上記のソースコードを動かしますと、以下のようなエラーが出てまいります。

C:\Python27\lib\site-packages\sklearn\cross_validation.py:44: DeprecationWarning: This module was de
precated in version 0.18 in favor of the model_selection module into which all the refactored classe
s and functions are moved. Also note that the interface of the new CV iterators are different from t
hat of this module. This module will be removed in 0.20.
  "This module will be removed in 0.20.", DeprecationWarning)
86.4290181363
C:\Python27\lib\site-packages\sklearn\metrics\classification.py:1113: UndefinedMetricWarning: F-scor
e is ill-defined and being set to 0.0 due to no predicted samples.
  'precision', 'predicted', average, warn_for)
C:\Python27\lib\site-packages\seaborn\categorical.py:2171: UserWarning: The boxplot API has been cha
nged. Attempting to adjust your arguments for the new API (which might not work). Please update your
 code. See the version 0.6 release notes for more info.
  warnings.warn(msg, UserWarning)
C:\Python27\lib\site-packages\sklearn\utils\class_weight.py:65: DeprecationWarning: The class_weight
='auto' heuristic is deprecated in 0.17 in favor of a new heuristic class_weight='balanced'. 'auto'
will be removed in 0.19
  " 0.19", DeprecationWarning)

エラーコードを調べましたところ、http://qiita.com/kasajei/items/e23929627d51aa1b09fe
kasajei様のサイトにたどりつき、いろいろ試しましたが、うまく出来ませんでした。

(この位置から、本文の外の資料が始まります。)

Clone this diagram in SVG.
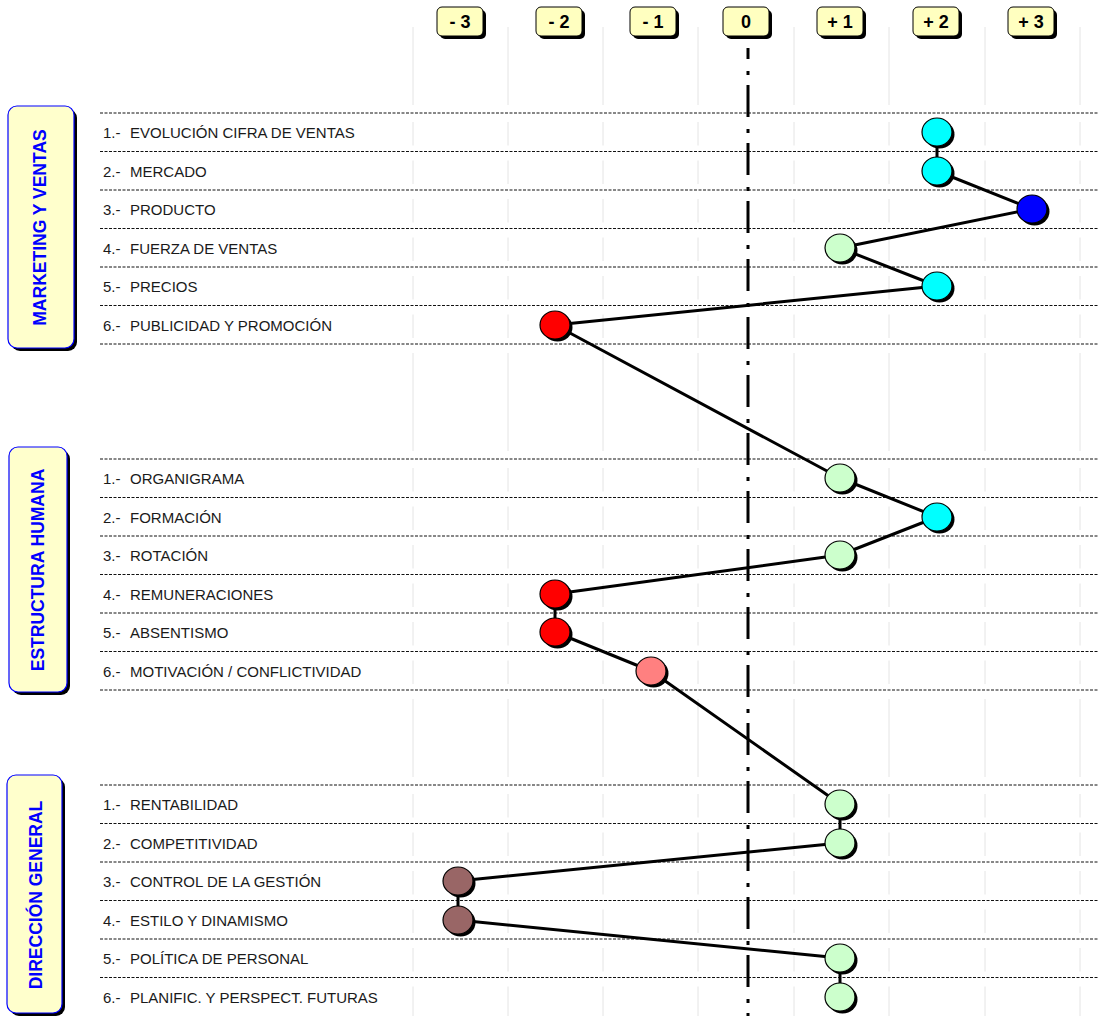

バージョンの問題だということはわかるのですが、動かすたびにエラーが出てきて苦慮しております。

先輩方の御教示、よろしくお願いいたします。

行動規範の内容に同意します

回答1件

ベストアンサー

pythonユーザーです。参考になればと思い書き込んでみます！（その後のご自身の調査によりご承知の内容でしたらすみません）

コード自体が動くのであればエラーというよりも注意事項が出ているだけなので気にしなくとも良いと思います。

出力されたものを見る限りでは

「"This module will be removed in 0.20.」とかそういう文章はおそらくpython2系からpython3系への移行の影響で古いpython2系に関わっているいくつかのパッケージは近々バージョンアップと共になくなりますよということです。

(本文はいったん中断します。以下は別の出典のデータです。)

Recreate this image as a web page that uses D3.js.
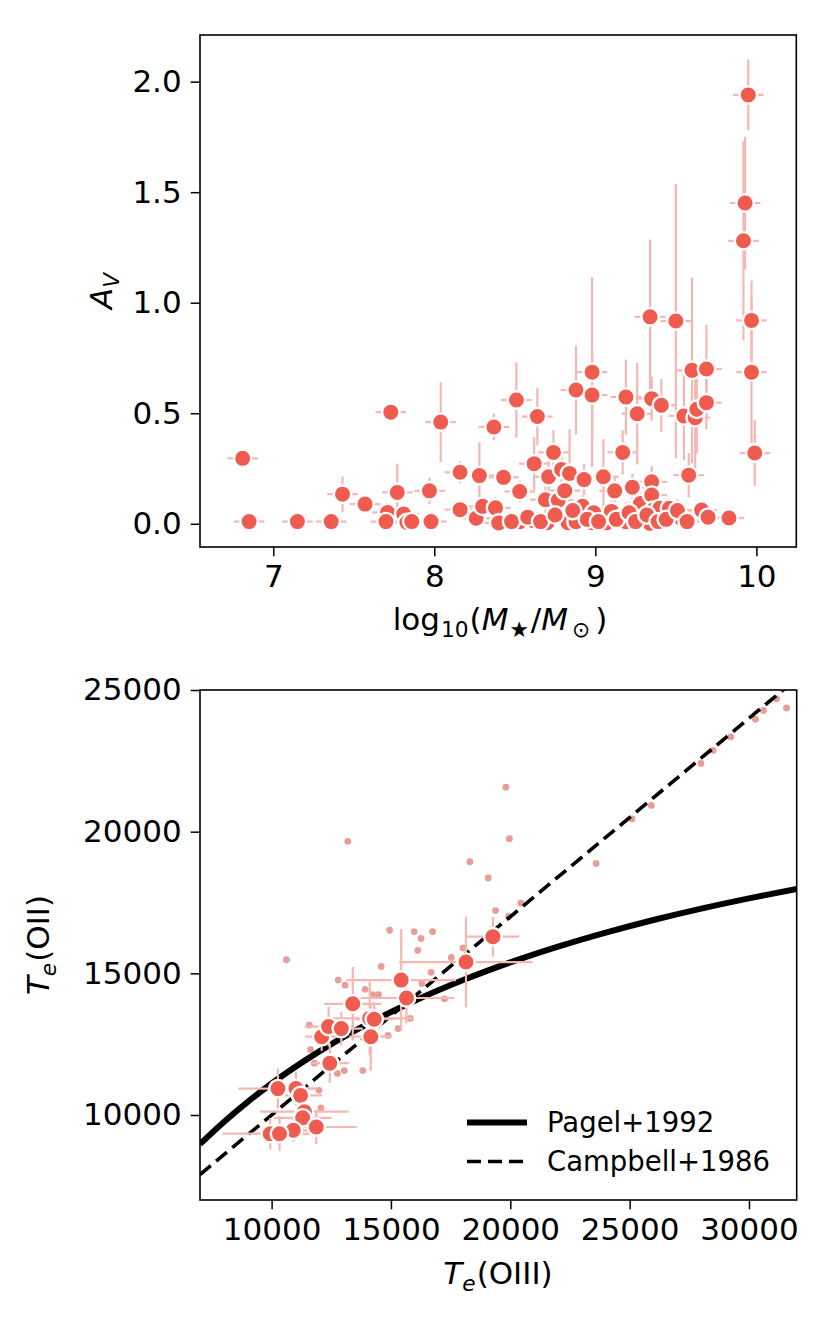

例えば現行バージョンが変数.keisan() というメソッドで動いていたのが新バージョンでは変数.keisan_do() に作者が変更したい際に、現行バージョンで使っているユーザーへの告知をするという意味合いです。

動作確認してないのでわかりませんがこれはエラーぽいですね↓
「UserWarning: The boxplot API has been cha
nged. Attempting to adjust your arguments for the new API (which might not work). Please update your
code. See the version 0.6 release notes for more info.」
このところなどは、使っているメソッド（≒文脈上API という解釈で良いかと思います）がもう今は無いよ、変わっちゃったのでモジュールの使い方マニュアル（ここではversion 0.6 release notes）を参照してくださいということですね

例では何かのモジュールで計算するための命令を.calc()と記述だったとして、エラーが出ている。現行では.slov()である。としたら
旧バージョン変数.calc()だったのを作者が
現行バージョン変数.slov() に変更したというような記述部分をマニュアルで探して、
書き換える必要があります。

こういったエラー回避のためには、なるべく新しい記事のコードを試すと起こりにくいです。古い記事（1年以上前）のコード例ではこのようなバージョンが古いことによるエラーが多発しやすいです。

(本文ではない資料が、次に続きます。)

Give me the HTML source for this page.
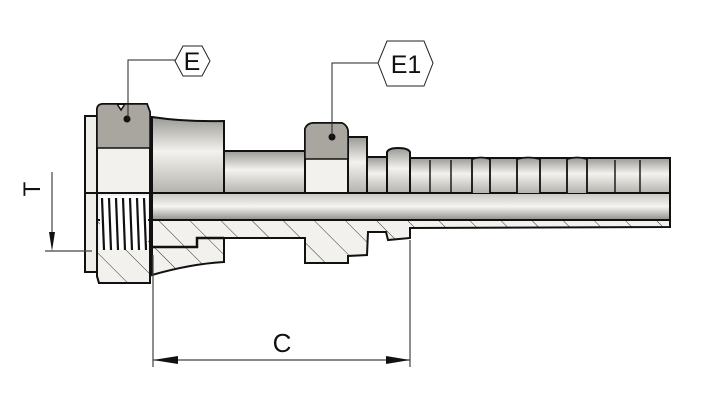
<!DOCTYPE html>
<html><head><meta charset="utf-8"><style>html,body{margin:0;padding:0;background:#fff}svg{display:block}</style></head><body>
<svg width="722" height="419" viewBox="0 0 722 419" xmlns="http://www.w3.org/2000/svg" font-family="Liberation Sans, sans-serif">
<defs>
<linearGradient id="g" x1="0" y1="0" x2="0" y2="1"><stop offset="0" stop-color="#9a9994"/><stop offset="0.45" stop-color="#f4f2ee"/><stop offset="1" stop-color="#b5b3ae"/></linearGradient>
<linearGradient id="gb" x1="0" y1="0" x2="0" y2="1"><stop offset="0" stop-color="#c9c7c2"/><stop offset="0.5" stop-color="#f6f4f0"/><stop offset="1" stop-color="#8f8e8a"/></linearGradient>
<pattern id="h" width="22" height="22" patternUnits="userSpaceOnUse" patternTransform="rotate(-45)"><rect width="22" height="22" fill="#f3f1ed"/><line x1="0" y1="0" x2="0" y2="22" stroke="#333" stroke-width="1"/></pattern>
</defs>
<g stroke="#111" stroke-width="2">
<!-- bore tube -->
<rect x="152" y="193" width="518" height="27" fill="url(#gb)"/>
<!-- section lower -->
<path d="M152 220 L670 220 L670 227 L410 228 L410 238 L388 240 L386 232 L368 232 L367 255 L348 256 L348 263 L305 263 L305 238 L224 238 L224 262 Q190 264 152 275 Z" fill="url(#h)"/>
<path d="M152 247 L197 247 L197 238 L224 238" fill="none" stroke-width="2.5"/>
<!-- upper outer -->
<path d="M152 117 Q185 122 224 121 L224 193 L152 193 Z" fill="url(#g)"/>
<rect x="224" y="151" width="81" height="42" fill="url(#g)"/>
<rect x="348" y="137" width="19" height="56" fill="url(#g)"/>
<rect x="367" y="157" width="20" height="36" fill="url(#g)"/>
<path d="M387 193 L387 152 Q389 148 398 148 Q408 148 410 152 L410 193 Z" fill="url(#g)"/>
<rect x="410" y="158" width="260" height="35" fill="url(#g)"/>
<path d="M472 193 V159 Q481 156 490 159 V193 M517 193 V159 Q528 156 540 159 V193 M567 193 V159 Q577 156 587 159 V193" fill="url(#g)" stroke-width="1.8"/>
<path d="M430 160V193 M451 160V193 M615 160V193 M640 160V193" stroke-width="1.4" fill="none"/>
<!-- hex E1 -->
<path d="M305 193 L305 129 Q307 123 314 123 L342 123 Q348 126 348 132 L348 193 Z" fill="#f3f1ed"/>
<path d="M305 159 L305 129 Q307 123 314 123 L342 123 Q348 126 348 132 L348 159 Z" fill="#a9a6a0" stroke-width="1.5"/>
<!-- nut E -->
<rect x="85" y="116" width="12" height="156" fill="#f0eee9"/>
<path d="M97 110 Q97 104 103 104 L147 104 L150 112 L150 283 L99 283 L97 276 Z" fill="#f3f1ed"/>
<path d="M97 148 L97 110 Q97 104 103 104 L117 104 L121 110 L125 104 L147 104 L150 112 L150 148 Z" fill="#a9a6a0" stroke-width="1.5"/>
<path d="M97 220 L150 220 L150 283 L99 283 L97 276 Z" fill="url(#h)"/>
<path d="M100 196 L148 196 L148 250 L100 250 Z" fill="#fff" stroke="none"/>
<g stroke-width="2.2">
<path d="M102 198 L104 250 M109 198 L111 250 M116 198 L118 250 M123 198 L125 250 M130 198 L132 250 M137 198 L139 250 M144 198 L146 250"/>
</g>
<line x1="85" y1="193" x2="152" y2="193"/>
</g>
<!-- dots -->
<circle cx="127" cy="119" r="3.5" fill="#111"/>
<circle cx="332" cy="137" r="3.5" fill="#111"/>
<!-- leaders -->
<g stroke="#222" stroke-width="1" fill="none">
<polyline points="175,60 128,60 128,119"/>
<polyline points="378,63 332,63 332,137"/>
<polygon points="175,61 183,46 202,46 210,61 202,76 183,76" fill="#fff"/>
<polygon points="378,63 387,41 424,41 433,63 424,86 387,86" fill="#fff"/>
</g>
<text x="192" y="70" font-size="25" text-anchor="middle" fill="#111">E</text>
<text x="406" y="73" font-size="25" text-anchor="middle" fill="#111">E1</text>
<!-- dims -->
<g stroke="#444" stroke-width="1.2" fill="none">
<line x1="52" y1="172" x2="52" y2="244"/>
<line x1="45" y1="251" x2="92" y2="251"/>
<line x1="153" y1="255" x2="153" y2="367"/>
<line x1="410" y1="240" x2="410" y2="367"/>
<line x1="153" y1="360" x2="410" y2="360"/>
</g>
<polygon points="49,232 55,232 52,251" fill="#111"/>
<polygon points="153,360 178,356 178,364" fill="#111"/>
<polygon points="410,360 386,356 386,364" fill="#111"/>
<text x="0" y="0" font-size="24" fill="#111" text-anchor="middle" transform="translate(40,189) rotate(-90)">T</text>
<text x="282" y="352" font-size="26" fill="#111" text-anchor="middle">C</text>
</svg>
</body></html>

またpython2系自体が相当古いので、記事のコード例がpython3で記述されたものをpython2で実行するとエラーが起きやすいということもあります。機械学習系のモジュールを活用する際はpython3系がオススメです！（今年出ているpython参考書はおそらくほとんどがpython3が前提で書かれているものが多いと思います。）

投稿2017/07/03 08:16

編集2017/07/03 08:50

k_mawa82

総合スコア234

akakage13

2017/07/03 10:28

k_mawa82様、懇切丁寧な御教示、ありがとうございました。小生は2.7で書かれたスクレイピングから入りましたので、未だに2.7でございます。これを機に、3.5に変更しようと思っております。ノートも5年前のノートですので、思い切って、もう一台購入して、そちらを3.5専用にしようと思います。今後とも、よろしくお願いいたします。